As I was loading in my stuff, a man ambled down the long narrow hall separating my apartment from the one across from it, coming from the laundry room.  He was short, squat, and hairy and he wasn’t wearing anything but Tobasco print pajama pants.  I immediately noticed there was a swastika tattooed on his doughy left breast, which was alarming, but his amble was amiable and my last name is Messerschmidt, so I’m usually given the benefit of the doubt by these people.
 
I was going to ignore – as is my wont – but he was clearly going to engage. He walked up to me, confidently, smiling – terrible teeth, but not without charm.
“You new here?” he asked.
“Actually,” I said, resigned to this interaction, “I’ve been here for a few years but was kind of living with a girl.  She broke up with me so I’m back.”
He tightened his lips within his ragged, brown goatee and nodded his head, understanding exactly what I was going through.
“Man,” he said, “I know how that goes.  I caught my girl getting her ass eaten out by our drug dealer.”
Now, I don’t know why he felt comfortable enough with me to utter these words within seconds of making my acquaintance.  Maybe there’s something about my general demeanor that says “cool with stories about drugs and assplay”.  I kind of hope not.  Maybe he’s just always that guileless.   Maybe he was just taking a shot and got lucky, because I’m totally cool with stories about drugs and assplay.
“Wow,” I said, thinking that this situation was nothing like mine but I sure didn’t want to get into that here in a the hallway with a Nazis and my arms full of a laundry basket holding most of my earthly possessions.
Then he said, “Hey, let me grab that for you, so you can get in your place.”
That was a nice thing to say, swastika or no swastika, I guess.

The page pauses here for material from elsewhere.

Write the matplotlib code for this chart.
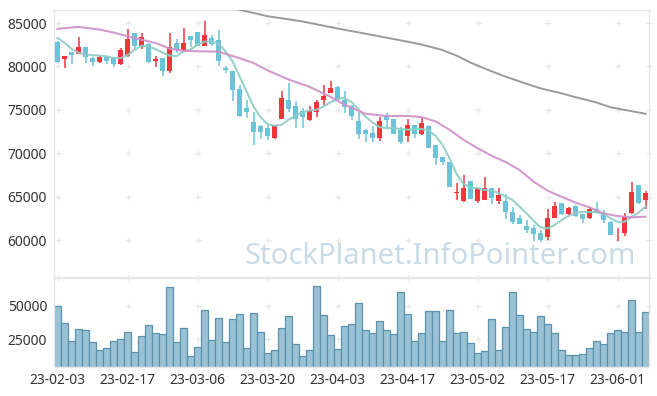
import numpy as np
import pandas as pd
import matplotlib
matplotlib.use('Agg')
import matplotlib.pyplot as plt

plt.rcParams['font.family'] = ['Noto Sans', 'DejaVu Sans']

# trading days (KRX), holidays removed
holidays = ['2023-03-01', '2023-05-01', '2023-05-05', '2023-05-29', '2023-06-06']
days = pd.bdate_range('2023-02-03', '2023-06-08')
days = days[~days.isin(pd.to_datetime(holidays))]
dates = [d.strftime('%y-%m-%d') for d in days]

opens = [82800, 80850, 81650, 81450, 82200, 81000, 80500, 81050, 80950, 80300,
         81200, 83900, 82350, 82600, 80600, 81000, 79500, 82650, 81850, 83550,
         84000, 82350, 83250, 83100, 79850, 79500, 77450, 75250, 73650, 73150,
         72950, 71800, 73950, 76150, 75500, 74900, 73800, 74800, 76150, 76950,
         77650, 76150, 75400, 73750, 72700, 72350, 71750, 74250, 74000, 72650,
         71950, 73250, 72200, 73150, 70950, 69600, 68950, 65400, 64450, 66800,
         64450, 64600, 65950, 64450, 64500, 63250, 62600, 61600, 61400, 60850,
         60300, 62600, 64250, 63000, 63950, 63000, 62500, 63550, 63150, 62100,
         60650, 60850, 63100, 66350, 64600]
highs = [82900, 81200, 81700, 83400, 82200, 81050, 81150, 81250, 81100, 82100,
         84300, 83900, 83800, 82700, 81250, 81000, 83800, 83200, 84450, 83550,
         84000, 85200, 83600, 84250, 80000, 79500, 77900, 76150, 74700, 73300,
         73400, 73300, 77150, 78100, 76000, 75200, 75500, 76100, 77850, 78300,
         77700, 77150, 75600, 74800, 72800, 73150, 74150, 74650, 74000, 73000,
         73950, 73300, 74050, 73200, 70950, 69600, 69000, 66600, 67450, 66800,
         66000, 67300, 66000, 65950, 65300, 63800, 62900, 62300, 61700, 61150,
         63550, 64350, 64300, 63800, 64000, 63050, 63800, 64400, 63500, 62200,
         61450, 63100, 66650, 66350, 65600]
lows = [80400, 79800, 80300, 81400, 80400, 80000, 80350, 80250, 79950, 80200,
        81100, 81900, 82000, 80400, 79950, 78900, 79300, 81550, 81700, 82200,
        82300, 82300, 82400, 80000, 79250, 76000, 74200, 74050, 71000, 71650,
        71550, 71650, 73900, 74700, 72900, 72950, 73700, 74150, 75550, 76900,
        76050, 74650, 73800, 71650, 71350, 71250, 71450, 72900, 72200, 71050,
        71250, 71750, 72100, 70650, 68650, 68650, 66100, 64600, 64400, 64700,
        64300, 64600, 64150, 64150, 62400, 61900, 61800, 60800, 59900, 59800,
        60000, 62550, 62900, 62900, 62700, 61950, 62450, 63100, 62000, 60550,
        59900, 60450, 63000, 64100, 63550]
closes = [80500, 81150, 81350, 82200, 81050, 80500, 81100, 80600, 80300, 81950,
          83200, 82350, 83400, 80500, 80850, 79450, 82250, 81850, 82650, 83100,
          82400, 83650, 82550, 80600, 79550, 77300, 74250, 74800, 72400, 72400,
          72000, 73250, 76350, 75150, 73950, 74150, 74950, 75850, 76650, 77550,
          76250, 75300, 74250, 72200, 72250, 71800, 73750, 73850, 72250, 71300,
          73300, 72250, 73500, 70650, 69500, 69000, 66150, 65500, 65950, 64750,
          65950, 65950, 64800, 65200, 63250, 62100, 61850, 61150, 60700, 60000,
          62600, 63950, 62950, 63750, 62800, 62450, 63550, 63150, 62300, 60600,
          60750, 62700, 65500, 64300, 65400]
volumes = [50000, 37000, 23700, 32500, 31700, 23000, 17000, 18200, 23700, 25000,
           30500, 15500, 27500, 35500, 29700, 29000, 64300, 23000, 33200, 12500,
           19000, 46800, 24500, 40700, 23000, 40000, 44000, 18200, 44700, 30500,
           14700, 17000, 33200, 42200, 21500, 12500, 17000, 65000, 43200, 28000,
           17500, 34700, 36500, 52000, 31700, 29500, 38500, 31700, 29000, 60300,
           44000, 23700, 29500, 46000, 46000, 23700, 46800, 29700, 30500, 22200,
           14700, 16200, 40000, 17000, 34000, 60300, 43200, 32500, 30500, 42200,
           36500, 29500, 17000, 13000, 13000, 13700, 18500, 23700, 21500, 29700,
           31700, 30500, 54300, 30500, 45200]

# moving averages
ma_short = [83290, 82720, 82030, 81560, 81370, 81290, 81250, 81170, 80980, 80950,
            81300, 81900, 82400, 82300, 82000, 81600, 81250, 81200, 81750, 81950,
            82500, 82850, 82900, 82640, 81750, 80600, 78870, 77130, 75400, 74170,
            73360, 73170, 73280, 73860, 74320, 74700, 74930, 75010, 75400, 75860,
            76250, 76370, 75900, 75050, 74240, 73550, 73020, 72900, 72900, 72790,
            72710, 72790, 72790, 72630, 72010, 70970, 69430, 67620, 66470, 66080,
            65970, 65780, 65700, 65420, 65040, 64620, 63850, 63080, 62230, 61470,
            61350, 61730, 62310, 62770, 63150, 63230, 63230, 63230, 63000, 62510,
            62110, 62110, 62690, 63150, 63850]
ma_mid_idx = [0, 3, 6, 8, 11, 14, 16, 18, 20, 23, 26, 28, 30, 33, 36, 39, 41, 44,
              47, 50, 52, 54, 56, 58, 60, 62, 64, 66, 68, 70, 72, 74, 76, 78, 80, 82, 84]
ma_mid = [84330, 84550, 84250, 83900, 83270, 82700, 82060, 81800, 81750, 81700,
          80950, 80400, 79550, 78500, 77650, 76500, 75600, 74550, 74300, 74300,
          74170, 73670, 72710, 71550, 70590, 69720, 69000, 68085, 66740, 65700,
          65000, 64310, 63770, 63080, 62770, 62620, 62690]
ma_long_idx = [24, 26, 30, 35, 40, 45, 50, 52, 55, 57, 59, 62, 64, 67, 69, 72,
               74, 77, 79, 82, 84]
ma_long = [86880, 86530, 85790, 85180, 84370, 83620, 82850, 82520, 81890, 81250,
           80440, 79440, 78830, 78000, 77480, 76900, 76460, 75850, 75300, 74850,
           74550]

price_ticks = [60000, 65000, 70000, 75000, 80000, 85000]
vol_ticks = [25000, 50000]

UP = '#f0353b'
DOWN = '#6cc3d9'
GRID = '#e8e8e8'

W, H = 657, 396
fig = plt.figure(figsize=(W / 100, H / 100), dpi=100)
ax = fig.add_axes([54 / W, (H - 277) / H, 595 / W, 267 / H])
axv = fig.add_axes([54 / W, (H - 367) / H, 595 / W, 89 / H], sharex=ax)

n = len(closes)
x = np.arange(n)

fig.text(636 / W, 1 - 256 / H, 'StockPlanet.InfoPointer.com', ha='right', va='center',
         fontsize=21, color='#c9dbe6', zorder=0)

# candles
for i in range(n):
    c = UP if closes[i] >= opens[i] else DOWN
    ax.vlines(i, lows[i], highs[i], color=c, lw=1.1, zorder=3)
    lo, hi = min(opens[i], closes[i]), max(opens[i], closes[i])
    ax.bar(i, max(hi - lo, 60), bottom=lo, width=0.72, color=c, zorder=3)

ax.plot(x, ma_short, color='#8ecdc5', lw=1.5, alpha=0.9, zorder=4)
ax.plot(ma_mid_idx, ma_mid, color='#cf8fc8', lw=1.5, alpha=0.9, zorder=4)
ax.plot(ma_long_idx, ma_long, color='#9a9a9a', lw=1.4, zorder=4)

ax.set_xlim(-0.5, n - 0.5)
ax.set_ylim(55750, 86500)
ax.set_yticks(price_ticks)
ax.set_yticklabels([str(t) for t in price_ticks])

# volume
axv.bar(x, volumes, width=1.0, color='#9bc2d4', edgecolor='#5b92ad', lw=0.9, zorder=2)
axv.set_ylim(4200, 71000)
axv.set_yticks(vol_ticks)
axv.set_yticklabels([str(t) for t in vol_ticks])
tick_pos = list(range(0, n, 10))
axv.set_xticks(tick_pos)
axv.set_xticklabels([dates[i] for i in tick_pos])

# "+" grid marks
gx = tick_pos + [n - 0.5]
for a, rows in ((ax, price_ticks), (axv, vol_ticks + [71000])):
    gxx, gyy = np.meshgrid(gx, rows)
    a.plot(gxx.ravel(), gyy.ravel(), '+', color=GRID, ms=5, mew=0.9,
           zorder=1, clip_on=False)

for a in (ax, axv):
    for s in a.spines.values():
        s.set_color('#e6e6e6')
        s.set_linewidth(1.0)
    a.tick_params(length=0, labelsize=10, colors='#333333', pad=5)
plt.setp(ax.get_xticklabels(), visible=False)
axv.tick_params(axis='x', pad=4)

fig.savefig('out.png', dpi=100)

I handed him the basket and he said his name was Sheldon.  Said he was a bus driver.  Said he lived right across the hall and if I ever needed anything don’t be afraid to knock.

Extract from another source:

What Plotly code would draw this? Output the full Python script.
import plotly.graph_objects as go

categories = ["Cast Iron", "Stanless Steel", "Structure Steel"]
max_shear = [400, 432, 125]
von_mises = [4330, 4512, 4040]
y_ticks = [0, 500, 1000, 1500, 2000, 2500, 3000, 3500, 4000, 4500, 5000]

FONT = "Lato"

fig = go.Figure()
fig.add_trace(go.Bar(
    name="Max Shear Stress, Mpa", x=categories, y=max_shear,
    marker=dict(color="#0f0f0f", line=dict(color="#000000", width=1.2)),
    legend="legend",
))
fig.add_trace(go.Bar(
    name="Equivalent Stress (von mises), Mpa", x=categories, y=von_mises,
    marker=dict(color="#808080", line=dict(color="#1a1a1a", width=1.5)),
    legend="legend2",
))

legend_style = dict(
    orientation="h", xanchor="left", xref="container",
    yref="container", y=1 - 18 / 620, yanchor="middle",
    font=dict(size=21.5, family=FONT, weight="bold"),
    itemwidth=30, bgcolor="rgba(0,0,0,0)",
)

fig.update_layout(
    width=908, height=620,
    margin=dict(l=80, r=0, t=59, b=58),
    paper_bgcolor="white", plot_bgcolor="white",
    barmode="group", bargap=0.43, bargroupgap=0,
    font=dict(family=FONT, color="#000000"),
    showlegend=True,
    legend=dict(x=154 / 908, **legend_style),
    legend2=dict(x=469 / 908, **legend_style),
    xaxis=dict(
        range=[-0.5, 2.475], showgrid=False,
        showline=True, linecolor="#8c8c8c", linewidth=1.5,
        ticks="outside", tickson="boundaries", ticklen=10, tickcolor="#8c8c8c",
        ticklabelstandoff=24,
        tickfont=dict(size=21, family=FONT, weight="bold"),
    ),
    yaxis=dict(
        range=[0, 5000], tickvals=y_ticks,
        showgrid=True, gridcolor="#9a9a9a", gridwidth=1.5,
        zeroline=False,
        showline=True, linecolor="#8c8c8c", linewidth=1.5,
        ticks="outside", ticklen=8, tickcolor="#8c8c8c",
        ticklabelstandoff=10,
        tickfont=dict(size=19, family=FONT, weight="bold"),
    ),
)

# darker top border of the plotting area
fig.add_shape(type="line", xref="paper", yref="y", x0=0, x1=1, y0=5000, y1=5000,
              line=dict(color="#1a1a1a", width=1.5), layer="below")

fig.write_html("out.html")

I said thank you and have a good one and went about getting my life back in order.
And then I didn’t see much of Sheldon, which was good.  He’d been nice enough to me, but a Nazis is a Nazis and I hate Nazis.
Every once in a while, though, I’d have an interaction with him which revealed more mysterious details about his life.  The first came about 8 months later.
There was a knock on my door.  This was never welcome, but I must have been feeling relatively stable and sober because I answered it.
It was Sheldon.  He was holding a mason jar filled with a clear liquid.
He said, “Hey man, thanks for watching my place while I was gone, here’s some moonshine.”
And then he handed me the moonshine and went into his apartment.
I had no idea what he was talking about – hadn’t known he was gone. Hadn’t really spoken to him since our first meeting, aside from a few hellos in the hallway.
I uncapped the moonshine and my eyes immediately began to water. It smelled like rubbing alcohol, rot, and fire.
I was a drunk, sure, but I’d stick to killing myself slowly with vodka, not all at once with this stuff.
I poured it down the drain.
The next time I talked to Sheldon, he was with a girl.  Again, there was a knock on my door.
I definitely wasn’t sober this time, but I’d heard his voice and I knew who it was and Sheldon wouldn’t or couldn’t judge me.
I opened the door and this girl was hanging on him, wearing transition lensed glasses that hadn’t quite transitioned from outside.  She was very high.
I said hello.
They told me some disjointed story about her mother who wanted them to store all of her diet pepsi in Sheldon’s apartment and that it was there – he opened his door to show it to me and the place was floor to ceiling cases of diet pepsi. They said she was crazy and that if she knocked on my door or window I should just ignore her.
I said I could do that.
Then the girl said, “You have such a unique voice.”
And I laughed uncomfortably and said thank you and they left. Never saw her again and I don’t know what became of all the diet pepsi.
The next and last encounter with Sheldon was another knock on my door, this time in the middle of the night.  He looked a little panicked and said he was leaving and if Jon asked – Jon was the landlord – where he was, I should tell him he’d joined the army.
I said, all right, take care of yourself.
And he opened his eyes really wide and sighed loudly and said, “It was great being your neighbor, have a good life.”
I closed the door and never saw him again.
Jon never asked me about Sheldon, but months later I unthinkingly checked his doorknob and the apartment was unlocked.
I couldn’t resist. I went in.  It smelled terrible, like mold and BO and old microwave dinners.  It was a mess.  Trash and clothes mingled all over the floor, but also seemingly all of Sheldon’s belongings. A mattress with no frame, a tv and playstation on a tv stand, a full ash tray, food and plates in the cupboards, a sparsely populated refrigerator, the usual shitty movie posters on the walls, a shelf of DVDs – pornos, mostly -and, unexpectedly, a hindu shrine to Ganesh, complete with a fake gold statue of the elephant headed god, some candles, and incense.  Next to it was a travel guide to India and a notebook.
I picked up the notebook and thumbed through its pages. Every one was blank. More mysteries. I pocketed it, the travel guide, and the statue, looked around a bit more, wondering what in the fuck had gone on in here, and then left.
I hoped I’d have a chance to give them back to Sheldon one day. To get some answers, maybe.  But, of course, I never did.